French president pledges solidarity with Bush, but questions whether anti-terror response is ‘war’
WASHINGTON (AP) – French President Jacques Chirac pledged his nation’s full support for the United States’ campaign against terrorism Tuesday, but questioned whether it qualifies as a war.
”I don’t know whether we should use the word ‘war,’ Chirac said at the start of an Oval Office meeting with Bush.
”But what I can say is that now we are faced with a conflict of a completely new nature, a conflict which is attempting to destroy human rights, freedom, the dignity of man,” he said.
”I believe that everything must be done to protect and safeguard these values of civilization, therefore we are naturally prepared to work in complete solidarity with the United States and do everything which is necessary in consultation with them to reach this target which is the elimination of terrorism,” he said.
Chirac said the French are ”completely determined to fight by your side this new type of evil, of absolute evil, which is terrorism.”
Questioned later about his hesitation to call the conflict a war, Chirac said, ”I don’t want to engage in quarrels of semantics.”
”I’m perfectly aware of what has happened, and whether you call it war or whether you call it conflict, what it is is something which is completely new,” he said.
Bush said he was confident France would commit to helping the United States in what he has repeatedly called a coming war, though he didn’t say how.
”If you love freedom, you must join with us. You must join with America and France,” he said. ”And there’s no doubt in my mind that we’ll find solidarity with the French and the French government.”
Bush and Chirac dined together after addressing reporters in the Oval Office.

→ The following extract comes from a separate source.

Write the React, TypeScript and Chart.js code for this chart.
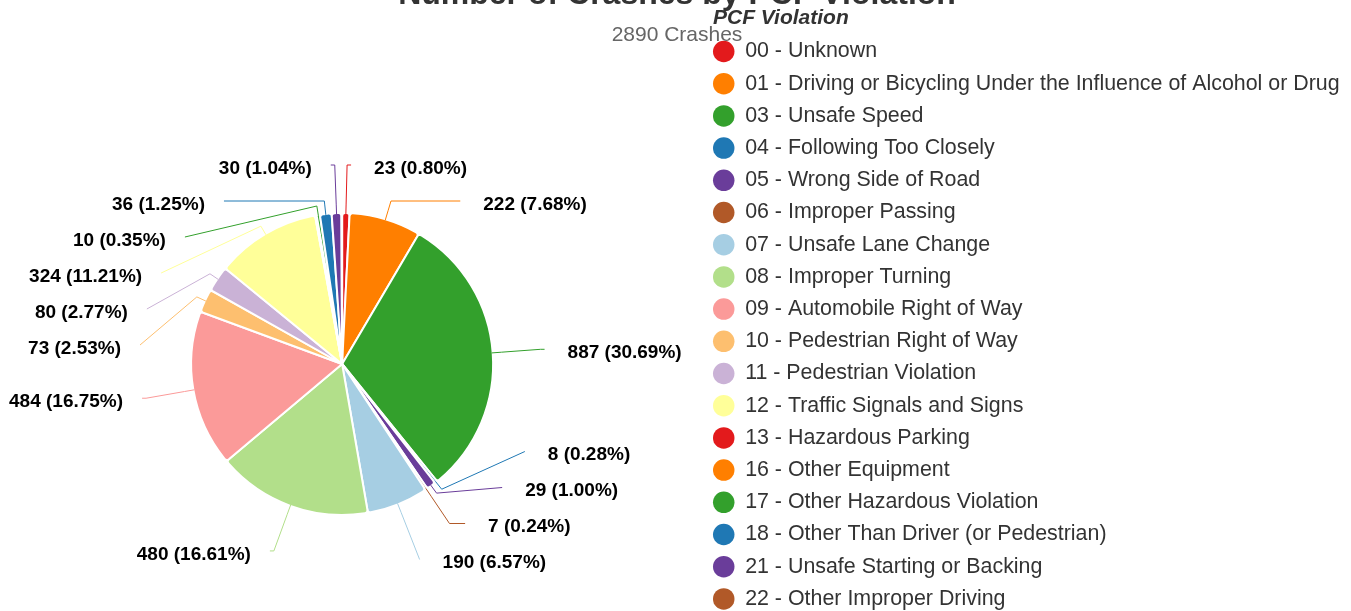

A White House official said after Chirac’s remarks that the administration felt confident of the French commitment to the anti-terrorism campaign. ”If you look at President Chirac’s statement, look at the entire thing, I think it’s very clear that the French people and France are in solidarity with the United States,” spokesman Sean McCormack said.
Chirac’s reluctance to label the conflict a war reflected growing consternation in Europe about where the United States is leading its allies.
On a continent twice devastated by global conflicts in the 20th century, politicians are loath to use the word ”war.”
”It’s not a war,” Belgian Foreign Minister Louis Michel said Monday. ”You can’t just use words like that. There needs to be a ‘mobilization’ against terrorism.”
Nearly half of Swedes in a poll published Tuesday said it would be wrong for the United States to attack Afghanistan if it doesn’t hand over Osama bin Laden, the prime suspect in the attacks.